Jurisdictions that have interpreted similar policy language generally have held that the duty to defend is not discharged until policy limits are paid to settle all claims or to satisfy a judgment against the insured. Some courts concluded that the policy language clearly required that result; others focused on the expectations of the insured. Under either analysis, the courts were concerned that insurers not be allowed to abandon the insured whenever the value of the claims exceeds the policy limits. More than one court stated the following admonition to uphold the duty to defend:

See, e.g., Nationwide Mutual Ins. Co. v. Simmonds, 315 S.C. 404, 434 S.E.2d 277 (1993); Aetna Casualty Surety Co. v. Sullivan, 33 Mass. App. Ct. 154, 597 N.E.2d 62 (1992); Anderson v. United States Fidelity Guaranty Co., 177 Ga. App. 520, 339 S.E.2d 660 (1986); Samply v. Integrity Insurance Co., Ala.Supr., 476 So.2d 79 (1985); Simmons v. Jeffords, 260 F.Supp. 641 (E.D.Pa. 1966); National Casualty Co. v. Insurance Co. of N. America, 230 F.Supp. 617 (N.D.Ohio 1964); Annotation, Liability Insurer's Duty to Defend Action Against an Insured After Insurer's Full Performance of its Payment Obligations Under Policy, 27 A.L.R.3d 1057 (1996 Supp.).

See, e.g., Anderson, 339 S.E.2d at 661.

See, e.g., Aetna Casualty Surety Company, 597 N.E.2d at 64.

The insurer's duty is both to defend actions and to pay judgment against the insured. Otherwise, where the damages exceed the policy coverage, the insurer could walk into court, toss the amount of the policy on the table, and blithely inform the insured that the rest was up to him. This would obviously constitute a breach of the insurer's contract to defend actions against the insured, for which premiums had been paid, and should not be tolerated by the courts.

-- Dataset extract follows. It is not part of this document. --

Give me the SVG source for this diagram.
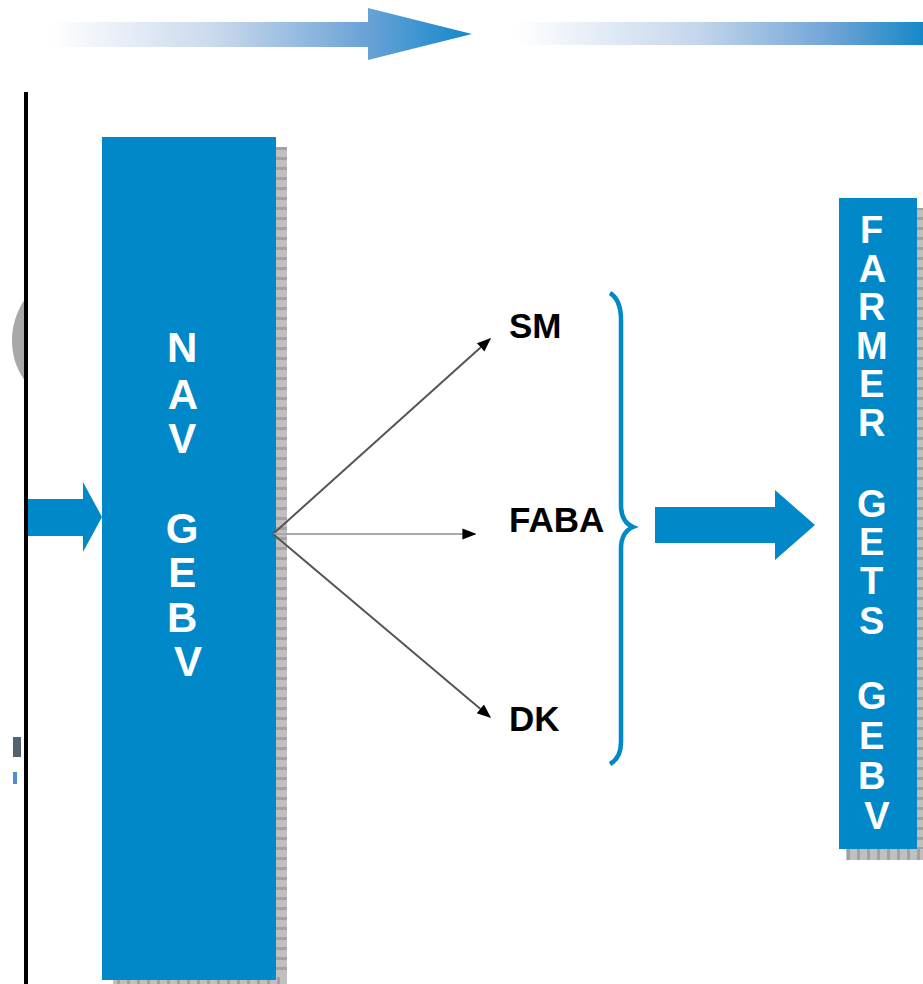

8 Appleman, Insurance Law and Practice, § 4685 (1942). See Utah Power Light Co. v. Federal Ins. Co., 711 F.Supp. 1544, 1553 (D.Utah 1989); National Cas. Co., 230 F.Supp. at 622; Anderson, 339 S.E.2d at 661.

Even in cases where the court found no continuing duty to defend, this public policy concern is evident. In Johnson v. Continental Insurance Cos., for example, three passengers and a passerby were injured when the insured's truck rolled over. At the insured's request, the insurance company paid out the policy limits to settle the four claims. The insured later filed suit against the truck manufacturer, tire retailer, and others on theories of products liability and negligence. When two of the defendants in this subsequent action filed cross-claims, the insured demanded that the insurance company provide a defense.

The Johnson court found in favor of the insurance company, holding that the policy language clearly and unambiguously relieved it of the duty to defend upon payment of the policy limits. But the court was careful to distinguish those cases where the insurer attempted to "artificially exhaust" its obligations by tendering policy limits during litigation. It noted that Johnson's insurer had not "[abandoned] Johnson in midcourse or [placed] upon her shoulders the full burden of investigation, settlement, or defense."

Because the Johnson policy and the Burr policy contain the same duty-to-defend provision, Continental argues that we should reach the same conclusions as the Johnson court — that the Buur policy language is clear and unambiguous and that Continental has no continuing duty to defend. We decline to adopt Continental's suggested approach, as it ignores the significant factual differences in the two cases. Johnson found the policy language unambiguous in context. The accident claims against the insured had been settled, and Johnson "needed" only a defense to cross-claims in a products liability action that she initiated. There was no question in Johnson about whether the duty to defend could be extinguished by "payments" that provided no meaningful protection to the insured. Thus, although the Johnson holding may have been correct, it does not provide much guidance in this case.

Rather, we address the certified question by reading the duty-to-defend provision from the perspective of the reasonable person purchasing insurance. The provision begins with a promise that the insurance company will defend the insured and that the costs of defense will be borne by the insurer. That is a significant promise, especially since there could be cases where defense costs equal or even exceed the policy limits. The provision ends with a limitation: the duty to defend ends when the insurer's payments reach the policy limits. What does that mean? The insurer can control the timing of its payments, and there are cases, such as this one, where it is apparent from the outset that the claims against the insured will exceed the policy limits. Does the limitation language allow the insurer to tender the policy limits to a court or the claimants, and thereby avoid the additional expense of defending the insured? We think not.

A reasonable policy holder would expect to be defended until claims arising under the policy are resolved, either by settlement or judgment. To read the policy otherwise would be to nullify the duty to defend in those situations where the insured most needs that protection. We are satisfied that our interpretation is consistent with the language of the policy, and we note that it is the prevailing interpretation in other jurisdictions. Applying our holding to the facts presented, we conclude that Continental's duty to defend has not been extinguished. We recognize that Continental made an effort to obtain releases for its insured and that it was successful with respect to some of the smaller claims. The Burrs are still at risk, however, as they are defendants in a wrongful death action brought by Pipher's estate. Accordingly, we answer the certified question in the AFFIRMATIVE.